• **WHAT THIS TASK INVOLVES**:
Print, exactly and completely, every entry in the data.

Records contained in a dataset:
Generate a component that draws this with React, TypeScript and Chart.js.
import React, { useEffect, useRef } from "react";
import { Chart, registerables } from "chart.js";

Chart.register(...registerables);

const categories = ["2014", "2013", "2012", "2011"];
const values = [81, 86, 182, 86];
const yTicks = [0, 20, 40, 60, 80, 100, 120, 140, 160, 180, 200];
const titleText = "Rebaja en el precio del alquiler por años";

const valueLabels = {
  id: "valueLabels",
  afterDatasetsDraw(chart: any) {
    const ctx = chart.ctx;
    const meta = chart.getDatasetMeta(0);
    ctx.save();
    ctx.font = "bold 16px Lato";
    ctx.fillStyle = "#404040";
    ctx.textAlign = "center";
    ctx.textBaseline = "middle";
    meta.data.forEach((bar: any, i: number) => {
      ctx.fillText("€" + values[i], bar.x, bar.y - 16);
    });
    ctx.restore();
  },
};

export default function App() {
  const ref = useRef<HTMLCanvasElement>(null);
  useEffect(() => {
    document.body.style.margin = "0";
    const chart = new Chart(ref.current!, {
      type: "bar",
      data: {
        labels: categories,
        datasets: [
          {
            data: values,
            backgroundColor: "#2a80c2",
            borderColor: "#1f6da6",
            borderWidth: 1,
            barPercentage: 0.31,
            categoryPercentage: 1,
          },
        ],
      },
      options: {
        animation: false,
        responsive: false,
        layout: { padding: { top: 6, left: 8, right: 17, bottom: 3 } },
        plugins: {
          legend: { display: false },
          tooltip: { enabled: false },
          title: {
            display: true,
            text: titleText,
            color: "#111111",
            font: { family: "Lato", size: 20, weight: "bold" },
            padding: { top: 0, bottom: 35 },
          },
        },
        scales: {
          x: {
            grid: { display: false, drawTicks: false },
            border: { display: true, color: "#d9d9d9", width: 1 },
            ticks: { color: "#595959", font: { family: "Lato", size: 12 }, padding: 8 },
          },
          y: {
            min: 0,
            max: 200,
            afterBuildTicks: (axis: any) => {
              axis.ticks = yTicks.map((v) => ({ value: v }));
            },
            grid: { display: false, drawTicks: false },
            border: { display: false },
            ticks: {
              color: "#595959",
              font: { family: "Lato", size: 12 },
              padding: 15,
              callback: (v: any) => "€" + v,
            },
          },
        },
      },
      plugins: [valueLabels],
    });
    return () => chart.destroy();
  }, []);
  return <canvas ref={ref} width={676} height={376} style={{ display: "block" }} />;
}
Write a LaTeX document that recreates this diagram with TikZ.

• **SOLUTION TO THIS EXERCISE**:
Generate a component that draws this with React, TypeScript and Chart.js.
import React, { useEffect, useRef } from "react";
import { Chart, registerables } from "chart.js";

Chart.register(...registerables);

const categories = ["2014", "2013", "2012", "2011"];
const values = [81, 86, 182, 86];
const yTicks = [0, 20, 40, 60, 80, 100, 120, 140, 160, 180, 200];
const titleText = "Rebaja en el precio del alquiler por años";

const valueLabels = {
  id: "valueLabels",
  afterDatasetsDraw(chart: any) {
    const ctx = chart.ctx;
    const meta = chart.getDatasetMeta(0);
    ctx.save();
    ctx.font = "bold 16px Lato";
    ctx.fillStyle = "#404040";
    ctx.textAlign = "center";
    ctx.textBaseline = "middle";
    meta.data.forEach((bar: any, i: number) => {
      ctx.fillText("€" + values[i], bar.x, bar.y - 16);
    });
    ctx.restore();
  },
};

export default function App() {
  const ref = useRef<HTMLCanvasElement>(null);
  useEffect(() => {
    document.body.style.margin = "0";
    const chart = new Chart(ref.current!, {
      type: "bar",
      data: {
        labels: categories,
        datasets: [
          {
            data: values,
            backgroundColor: "#2a80c2",
            borderColor: "#1f6da6",
            borderWidth: 1,
            barPercentage: 0.31,
            categoryPercentage: 1,
          },
        ],
      },
      options: {
        animation: false,
        responsive: false,
        layout: { padding: { top: 6, left: 8, right: 17, bottom: 3 } },
        plugins: {
          legend: { display: false },
          tooltip: { enabled: false },
          title: {
            display: true,
            text: titleText,
            color: "#111111",
            font: { family: "Lato", size: 20, weight: "bold" },
            padding: { top: 0, bottom: 35 },
          },
        },
        scales: {
          x: {
            grid: { display: false, drawTicks: false },
            border: { display: true, color: "#d9d9d9", width: 1 },
            ticks: { color: "#595959", font: { family: "Lato", size: 12 }, padding: 8 },
          },
          y: {
            min: 0,
            max: 200,
            afterBuildTicks: (axis: any) => {
              axis.ticks = yTicks.map((v) => ({ value: v }));
            },
            grid: { display: false, drawTicks: false },
            border: { display: false },
            ticks: {
              color: "#595959",
              font: { family: "Lato", size: 12 },
              padding: 15,
              callback: (v: any) => "€" + v,
            },
          },
        },
      },
      plugins: [valueLabels],
    });
    return () => chart.destroy();
  }, []);
  return <canvas ref={ref} width={676} height={376} style={{ display: "block" }} />;
}
Write a LaTeX document that recreates this diagram with TikZ.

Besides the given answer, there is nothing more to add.